--- TASK BRIEF ---
Only lines holding the word "matplotlib" should be copied from the material.

--- DATASET SECTION ---
* Begin *
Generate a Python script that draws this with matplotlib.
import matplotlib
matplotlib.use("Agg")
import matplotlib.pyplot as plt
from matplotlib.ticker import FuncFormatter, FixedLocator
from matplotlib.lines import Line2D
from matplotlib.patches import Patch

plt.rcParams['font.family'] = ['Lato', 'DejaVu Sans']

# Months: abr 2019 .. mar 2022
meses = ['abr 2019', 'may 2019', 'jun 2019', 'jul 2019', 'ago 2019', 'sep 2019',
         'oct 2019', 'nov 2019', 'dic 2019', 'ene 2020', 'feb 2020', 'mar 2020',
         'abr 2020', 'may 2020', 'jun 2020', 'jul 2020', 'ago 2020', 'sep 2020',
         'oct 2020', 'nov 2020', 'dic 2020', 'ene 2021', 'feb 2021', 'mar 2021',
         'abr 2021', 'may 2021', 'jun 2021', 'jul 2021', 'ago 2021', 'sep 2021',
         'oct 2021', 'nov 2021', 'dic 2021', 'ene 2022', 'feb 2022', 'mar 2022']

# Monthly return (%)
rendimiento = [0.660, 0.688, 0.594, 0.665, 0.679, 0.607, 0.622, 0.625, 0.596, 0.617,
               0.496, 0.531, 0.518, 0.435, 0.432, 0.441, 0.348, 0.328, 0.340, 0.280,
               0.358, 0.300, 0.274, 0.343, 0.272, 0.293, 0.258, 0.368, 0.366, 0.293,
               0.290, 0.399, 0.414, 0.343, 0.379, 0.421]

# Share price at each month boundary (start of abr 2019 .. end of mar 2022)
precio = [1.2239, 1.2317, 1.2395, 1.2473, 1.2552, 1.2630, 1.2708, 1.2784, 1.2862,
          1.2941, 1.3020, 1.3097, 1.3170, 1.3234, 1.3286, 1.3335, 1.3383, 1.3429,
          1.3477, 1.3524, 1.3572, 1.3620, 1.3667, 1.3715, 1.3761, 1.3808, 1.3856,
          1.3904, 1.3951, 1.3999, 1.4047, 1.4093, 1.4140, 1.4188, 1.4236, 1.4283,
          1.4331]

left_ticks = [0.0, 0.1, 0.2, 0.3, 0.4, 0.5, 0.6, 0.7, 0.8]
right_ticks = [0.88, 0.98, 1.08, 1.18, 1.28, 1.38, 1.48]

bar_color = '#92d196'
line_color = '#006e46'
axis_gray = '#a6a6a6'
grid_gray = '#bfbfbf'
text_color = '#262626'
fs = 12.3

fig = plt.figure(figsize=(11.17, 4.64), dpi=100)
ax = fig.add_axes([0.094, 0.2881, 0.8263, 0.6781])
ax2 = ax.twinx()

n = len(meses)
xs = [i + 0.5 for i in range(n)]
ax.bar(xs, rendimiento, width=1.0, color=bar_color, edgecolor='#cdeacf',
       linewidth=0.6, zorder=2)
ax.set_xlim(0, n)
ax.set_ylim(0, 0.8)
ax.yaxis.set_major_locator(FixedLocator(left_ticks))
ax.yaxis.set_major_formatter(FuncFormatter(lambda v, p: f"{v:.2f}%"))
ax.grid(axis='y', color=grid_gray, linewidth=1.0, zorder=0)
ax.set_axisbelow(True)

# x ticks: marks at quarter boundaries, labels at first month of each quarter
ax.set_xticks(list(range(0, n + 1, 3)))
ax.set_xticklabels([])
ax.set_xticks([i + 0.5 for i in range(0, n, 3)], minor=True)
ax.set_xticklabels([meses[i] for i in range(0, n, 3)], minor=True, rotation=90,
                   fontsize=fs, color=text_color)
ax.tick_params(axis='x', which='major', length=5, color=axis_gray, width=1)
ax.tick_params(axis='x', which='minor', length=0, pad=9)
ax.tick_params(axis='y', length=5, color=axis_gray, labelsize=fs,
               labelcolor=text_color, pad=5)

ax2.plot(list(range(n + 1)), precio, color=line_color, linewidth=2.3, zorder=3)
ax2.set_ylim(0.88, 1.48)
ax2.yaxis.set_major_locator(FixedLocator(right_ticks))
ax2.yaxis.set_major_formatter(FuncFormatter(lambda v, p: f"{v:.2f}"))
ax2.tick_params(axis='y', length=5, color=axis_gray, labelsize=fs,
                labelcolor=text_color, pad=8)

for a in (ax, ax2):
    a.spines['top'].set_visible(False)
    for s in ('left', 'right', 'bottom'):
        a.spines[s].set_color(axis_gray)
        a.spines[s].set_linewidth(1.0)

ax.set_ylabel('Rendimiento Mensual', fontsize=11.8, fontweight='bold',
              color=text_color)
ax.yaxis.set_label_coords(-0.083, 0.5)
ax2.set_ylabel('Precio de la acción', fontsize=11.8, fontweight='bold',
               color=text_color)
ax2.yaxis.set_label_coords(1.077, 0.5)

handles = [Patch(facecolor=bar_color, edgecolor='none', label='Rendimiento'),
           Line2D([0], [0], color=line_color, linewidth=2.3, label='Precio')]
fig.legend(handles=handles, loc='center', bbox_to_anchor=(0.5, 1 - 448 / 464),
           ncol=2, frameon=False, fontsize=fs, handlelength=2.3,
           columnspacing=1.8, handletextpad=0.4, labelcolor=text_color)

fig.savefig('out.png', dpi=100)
* End *
--- REPLY ---
Generate a Python script that draws this with matplotlib.
import matplotlib
matplotlib.use("Agg")
import matplotlib.pyplot as plt
from matplotlib.ticker import FuncFormatter, FixedLocator
from matplotlib.lines import Line2D
from matplotlib.patches import Patch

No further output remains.